There’s nothing funny about artists shunned because of their anatomy or skin color. Since 1985, the Gorilla Girls have been battling sexism and racism in museums and galleries. Their ammunition takes in books, posters, billboards, and masked public appearances. The latter is where their anonymity comes in: they want your focus on artworld problems, not personalities.

Not kidding

As if to demonstrate their focus on sorry situations vs. self-promotion, they canceled a contract with Phaidon Press to publish their story: “Guerilla Girls: The Art of Behaving Badly” because the publishing company owner, Leon Black, had “shady dealings” with Jeffrey Epstein, the convicted sex offender who trafficked in underage girls.

Who breaks a contract with a global publisher of art books over ethics these days? The Gorilla Girls told Hyperallergic, “The top guy was pissed off, telling us no other authors were voicing our concerns.”

Staying true

Not that turning down a publishing contract was an easy call for these artworld activists. In a statement, they described their project as “our dream Book of all our work from 1985 to today – conceptualized, designed and written by us.” Living up to what they believe, the Gorilla Girls didn’t want their work tainted by even minimal associating with an abuser of underage girls.

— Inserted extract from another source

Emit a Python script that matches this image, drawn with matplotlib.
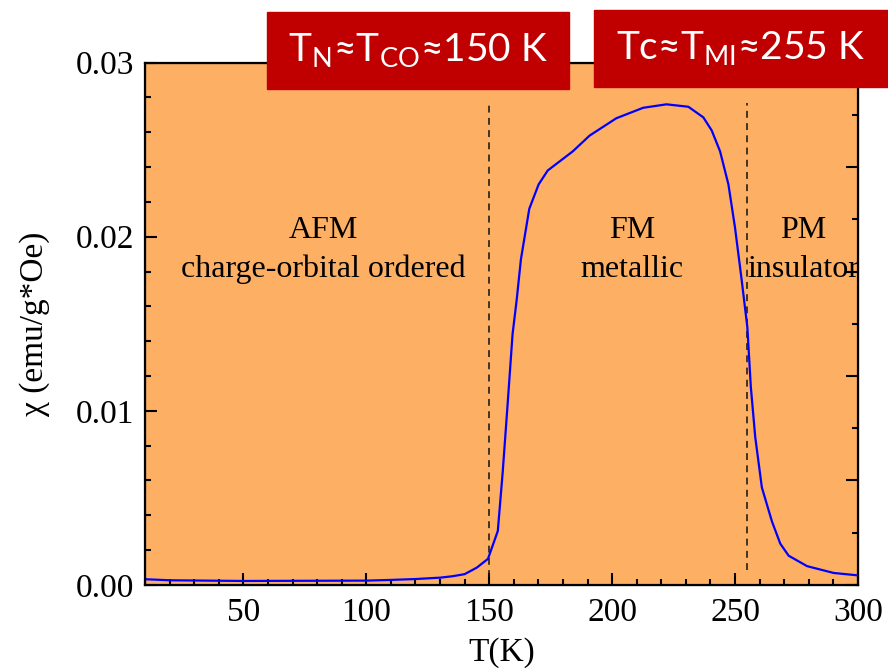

This is the same reason the Gorilla Girls call for the Museum of Modern Art to boot Phaidon’s owner from its board of trustees. MoMA is standing fast, and it’s not hard to figure out why. An Artnet report showing that Black donated $40 million to MoMA in 2018 quotes the Gorilla Girls saying that if museums “have to depend on money from the super-rich, they should at least choose board members who make the world a better, not a worse place.”

Clean living

Ah, the seldom sound of idealism.

This is not to say that the Gorilla Girls are the only stargazers today. The former chairman of the board at the Whitney Museum of American Art, Warren Kanders, was forced to resign his chairmanship when artists spooked him with threats of boycotting the museum. It seems his company Safariland sells tear gas used against migrants on the US-Mexican border.

At sea

Activism by artists is a sign of the times. Two years ago,I noted how French artists tried to push the Louvre to reject oil companies' funding because the fossil fuel industry was ruining land, sea, and air. To make their point, several artists laid under Theodore Gericault's “Raft of the Medusa,” the harrowing image of dead and dying sailors on a makeshift life raft after their ship sank. The artists’ performance suggested that planet earth was at sea, too.

Female complaint

Of course, it will take more than lying on a museum floor to change the world. The Gorilla Girls, originally called Guerilla Girls, seem to have a useful strategy – irregular warfare – ambushing museums to do the right thing.

As Guy Adam reported in the Independent in 2009, MoMA grants the Gorilla Girls a broader audience for their concerns, including an exhibition of their posters like the one picturing a nude female by Jean-Auguste Ingres titled La Grande Odalisque under the caption, “Do Women Have to Be Naked To Get Into The Met?”